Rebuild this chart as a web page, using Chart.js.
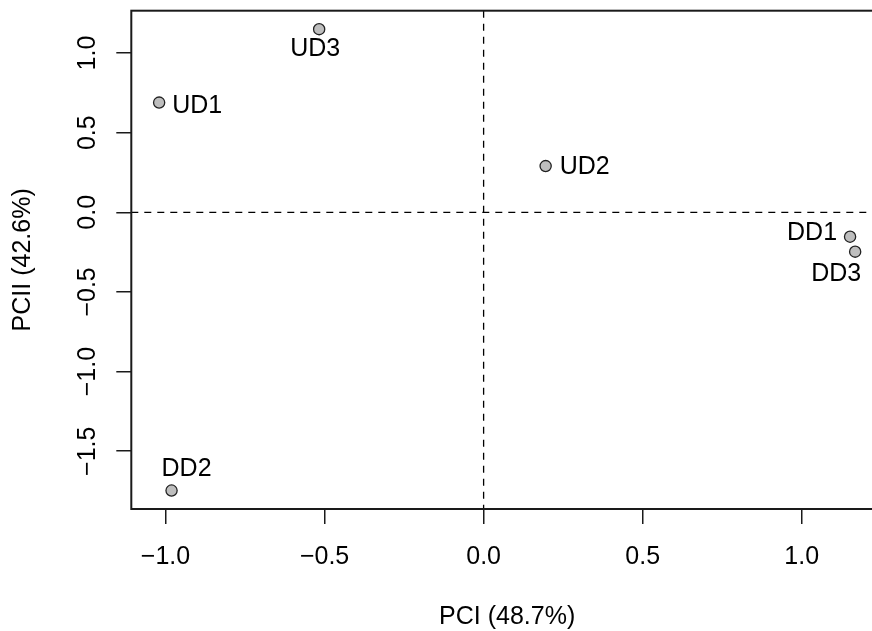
<!DOCTYPE html>
<html>
<head>
<meta charset="utf-8">
<script src="https://cdn.jsdelivr.net/npm/chart.js@4/dist/chart.umd.min.js"></script>
<style>
  html, body { margin: 0; padding: 0; background: #fff; overflow: hidden; width: 872px; height: 631px; }
  #wrap { width: 890px; height: 631px; }
</style>
</head>
<body>
<div id="wrap"><canvas id="c" width="890" height="631"></canvas></div>
<script>
// ---- data ----
const sampleNames = ["UD1", "UD2", "UD3", "DD1", "DD2", "DD3"];
const pc1Values   = [-1.020, 0.195, -0.517, 1.152, -0.981, 1.168];
const pc2Values   = [0.689, 0.290, 1.150, -0.153, -1.747, -0.247];
const xTickValues = [-1.0, -0.5, 0.0, 0.5, 1.0];
const yTickValues = [-1.5, -1.0, -0.5, 0.0, 0.5, 1.0];
const xAxisTitle = "PCI (48.7%)";
const yAxisTitle = "PCII (42.6%)";

// ---- label placement (style only) ----
const labelPlacement = {
  UD1: { align: "left",   dx: 13,  dy: 4 },
  UD2: { align: "left",   dx: 14,  dy: 1 },
  UD3: { align: "center", dx: -4,  dy: 20 },
  DD1: { align: "right",  dx: -13, dy: -4 },
  DD2: { align: "left",   dx: -10, dy: -21 },
  DD3: { align: "right",  dx: 6,   dy: 22 }
};

const FONT = "'Liberation Sans', Arial, Helvetica, sans-serif";

function expand(vals) {
  const mn = Math.min(...vals), mx = Math.max(...vals);
  const r = mx - mn;
  return [mn - 0.04 * r, mx + 0.04 * r];
}
const [xMin, xMax] = expand(pc1Values);
const [yMin, yMax] = expand(pc2Values);

const fmt = v => (v < 0 ? "\u2212" : "") + Math.abs(v).toFixed(1);

const points = pc1Values.map((x, i) => ({ x: x, y: pc2Values[i] }));

const decorPlugin = {
  id: "decor",
  beforeDatasetsDraw(chart) {
    const { ctx, chartArea: a, scales: { x, y } } = chart;
    ctx.save();
    ctx.strokeStyle = "#000";
    ctx.lineWidth = 1.3;
    ctx.setLineDash([7, 6]);
    const x0 = x.getPixelForValue(0);
    const y0 = y.getPixelForValue(0);
    ctx.beginPath();
    ctx.moveTo(x0, a.top); ctx.lineTo(x0, a.bottom);
    ctx.moveTo(a.left, y0); ctx.lineTo(a.right, y0);
    ctx.stroke();
    ctx.restore();
  },
  afterDatasetsDraw(chart) {
    const { ctx, chartArea: a, scales: { y } } = chart;
    ctx.save();
    // box
    ctx.strokeStyle = "#1a1a1a";
    ctx.lineWidth = 2;
    ctx.setLineDash([]);
    ctx.strokeRect(a.left, a.top, a.right - a.left, a.bottom - a.top);
    // point labels
    ctx.fillStyle = "#000";
    ctx.font = "25px " + FONT;
    ctx.textBaseline = "middle";
    const meta = chart.getDatasetMeta(0);
    meta.data.forEach((el, i) => {
      const name = sampleNames[i];
      const p = labelPlacement[name];
      ctx.textAlign = p.align;
      ctx.fillText(name, el.x + p.dx, el.y + p.dy);
    });
    // rotated y tick labels
    ctx.textAlign = "center";
    ctx.textBaseline = "middle";
    yTickValues.forEach(v => {
      const py = y.getPixelForValue(v);
      ctx.save();
      ctx.translate(88, py);
      ctx.rotate(-Math.PI / 2);
      ctx.fillText(fmt(v), 0, 0);
      ctx.restore();
    });
    ctx.restore();
  }
};

new Chart(document.getElementById("c"), {
  type: "scatter",
  data: {
    datasets: [{
      data: points,
      pointRadius: 5.6,
      pointHoverRadius: 5.6,
      pointBackgroundColor: "#bebebe",
      pointBorderColor: "#222",
      pointBorderWidth: 1.3
    }]
  },
  options: {
    responsive: false,
    devicePixelRatio: 1,
    animation: false,
    layout: { padding: { left: 0, top: 10.7, right: 7, bottom: 0 } },
    plugins: { legend: { display: false }, tooltip: { enabled: false } },
    scales: {
      x: {
        type: "linear",
        min: xMin, max: xMax,
        afterBuildTicks: s => { s.ticks = xTickValues.map(v => ({ value: v })); },
        afterFit: s => { s.height = 122; },
        grid: { display: true, drawOnChartArea: false, drawTicks: true, tickLength: 15, color: "#1a1a1a", lineWidth: 1.5 },
        border: { display: false },
        ticks: {
          autoSkip: false, maxRotation: 0, minRotation: 0, padding: 18,
          color: "#000",
          font: { family: FONT, size: 25, lineHeight: 1.2 },
          callback: v => fmt(v)
        },
        title: {
          display: true, text: xAxisTitle, color: "#000",
          font: { family: FONT, size: 25, lineHeight: 1 },
          padding: { top: 0, bottom: 1.5 }
        }
      },
      y: {
        type: "linear",
        min: yMin, max: yMax,
        afterBuildTicks: s => { s.ticks = yTickValues.map(v => ({ value: v })); },
        afterFit: s => { s.width = 131.3; },
        grid: { display: true, drawOnChartArea: false, drawTicks: true, tickLength: 15, color: "#1a1a1a", lineWidth: 1.5 },
        border: { display: false },
        ticks: { display: false },
        title: {
          display: true, text: yAxisTitle, color: "#000",
          font: { family: FONT, size: 25, lineHeight: 1 },
          padding: { top: 10.5, bottom: 0 }
        }
      }
    }
  },
  plugins: [decorPlugin]
});
</script>
</body>
</html>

☆ ☆ ☆ ☆ ☆ ☆ ☆

* [TASK PROMPT] Set the pictures aside and transcribe the data above exactly.

* [WRITTEN ANSWER]
Rebuild this chart as a web page, using Chart.js.
<!DOCTYPE html>
<html>
<head>
<meta charset="utf-8">
<script src="https://cdn.jsdelivr.net/npm/chart.js@4/dist/chart.umd.min.js"></script>
<style>
  html, body { margin: 0; padding: 0; background: #fff; overflow: hidden; width: 872px; height: 631px; }
  #wrap { width: 890px; height: 631px; }
</style>
</head>
<body>
<div id="wrap"><canvas id="c" width="890" height="631"></canvas></div>
<script>
// ---- data ----
const sampleNames = ["UD1", "UD2", "UD3", "DD1", "DD2", "DD3"];
const pc1Values   = [-1.020, 0.195, -0.517, 1.152, -0.981, 1.168];
const pc2Values   = [0.689, 0.290, 1.150, -0.153, -1.747, -0.247];
const xTickValues = [-1.0, -0.5, 0.0, 0.5, 1.0];
const yTickValues = [-1.5, -1.0, -0.5, 0.0, 0.5, 1.0];
const xAxisTitle = "PCI (48.7%)";
const yAxisTitle = "PCII (42.6%)";

// ---- label placement (style only) ----
const labelPlacement = {
  UD1: { align: "left",   dx: 13,  dy: 4 },
  UD2: { align: "left",   dx: 14,  dy: 1 },
  UD3: { align: "center", dx: -4,  dy: 20 },
  DD1: { align: "right",  dx: -13, dy: -4 },
  DD2: { align: "left",   dx: -10, dy: -21 },
  DD3: { align: "right",  dx: 6,   dy: 22 }
};

const FONT = "'Liberation Sans', Arial, Helvetica, sans-serif";

function expand(vals) {
  const mn = Math.min(...vals), mx = Math.max(...vals);
  const r = mx - mn;
  return [mn - 0.04 * r, mx + 0.04 * r];
}
const [xMin, xMax] = expand(pc1Values);
const [yMin, yMax] = expand(pc2Values);

const fmt = v => (v < 0 ? "\u2212" : "") + Math.abs(v).toFixed(1);

const points = pc1Values.map((x, i) => ({ x: x, y: pc2Values[i] }));

const decorPlugin = {
  id: "decor",
  beforeDatasetsDraw(chart) {
    const { ctx, chartArea: a, scales: { x, y } } = chart;
    ctx.save();
    ctx.strokeStyle = "#000";
    ctx.lineWidth = 1.3;
    ctx.setLineDash([7, 6]);
    const x0 = x.getPixelForValue(0);
    const y0 = y.getPixelForValue(0);
    ctx.beginPath();
    ctx.moveTo(x0, a.top); ctx.lineTo(x0, a.bottom);
    ctx.moveTo(a.left, y0); ctx.lineTo(a.right, y0);
    ctx.stroke();
    ctx.restore();
  },
  afterDatasetsDraw(chart) {
    const { ctx, chartArea: a, scales: { y } } = chart;
    ctx.save();
    // box
    ctx.strokeStyle = "#1a1a1a";
    ctx.lineWidth = 2;
    ctx.setLineDash([]);
    ctx.strokeRect(a.left, a.top, a.right - a.left, a.bottom - a.top);
    // point labels
    ctx.fillStyle = "#000";
    ctx.font = "25px " + FONT;
    ctx.textBaseline = "middle";
    const meta = chart.getDatasetMeta(0);
    meta.data.forEach((el, i) => {
      const name = sampleNames[i];
      const p = labelPlacement[name];
      ctx.textAlign = p.align;
      ctx.fillText(name, el.x + p.dx, el.y + p.dy);
    });
    // rotated y tick labels
    ctx.textAlign = "center";
    ctx.textBaseline = "middle";
    yTickValues.forEach(v => {
      const py = y.getPixelForValue(v);
      ctx.save();
      ctx.translate(88, py);
      ctx.rotate(-Math.PI / 2);
      ctx.fillText(fmt(v), 0, 0);
      ctx.restore();
    });
    ctx.restore();
  }
};

new Chart(document.getElementById("c"), {
  type: "scatter",
  data: {
    datasets: [{
      data: points,
      pointRadius: 5.6,
      pointHoverRadius: 5.6,
      pointBackgroundColor: "#bebebe",
      pointBorderColor: "#222",
      pointBorderWidth: 1.3
    }]
  },
  options: {
    responsive: false,
    devicePixelRatio: 1,
    animation: false,
    layout: { padding: { left: 0, top: 10.7, right: 7, bottom: 0 } },
    plugins: { legend: { display: false }, tooltip: { enabled: false } },
    scales: {
      x: {
        type: "linear",
        min: xMin, max: xMax,
        afterBuildTicks: s => { s.ticks = xTickValues.map(v => ({ value: v })); },
        afterFit: s => { s.height = 122; },
        grid: { display: true, drawOnChartArea: false, drawTicks: true, tickLength: 15, color: "#1a1a1a", lineWidth: 1.5 },
        border: { display: false },
        ticks: {
          autoSkip: false, maxRotation: 0, minRotation: 0, padding: 18,
          color: "#000",
          font: { family: FONT, size: 25, lineHeight: 1.2 },
          callback: v => fmt(v)
        },
        title: {
          display: true, text: xAxisTitle, color: "#000",
          font: { family: FONT, size: 25, lineHeight: 1 },
          padding: { top: 0, bottom: 1.5 }
        }
      },
      y: {
        type: "linear",
        min: yMin, max: yMax,
        afterBuildTicks: s => { s.ticks = yTickValues.map(v => ({ value: v })); },
        afterFit: s => { s.width = 131.3; },
        grid: { display: true, drawOnChartArea: false, drawTicks: true, tickLength: 15, color: "#1a1a1a", lineWidth: 1.5 },
        border: { display: false },
        ticks: { display: false },
        title: {
          display: true, text: yAxisTitle, color: "#000",
          font: { family: FONT, size: 25, lineHeight: 1 },
          padding: { top: 10.5, bottom: 0 }
        }
      }
    }
  },
  plugins: [decorPlugin]
});
</script>
</body>
</html>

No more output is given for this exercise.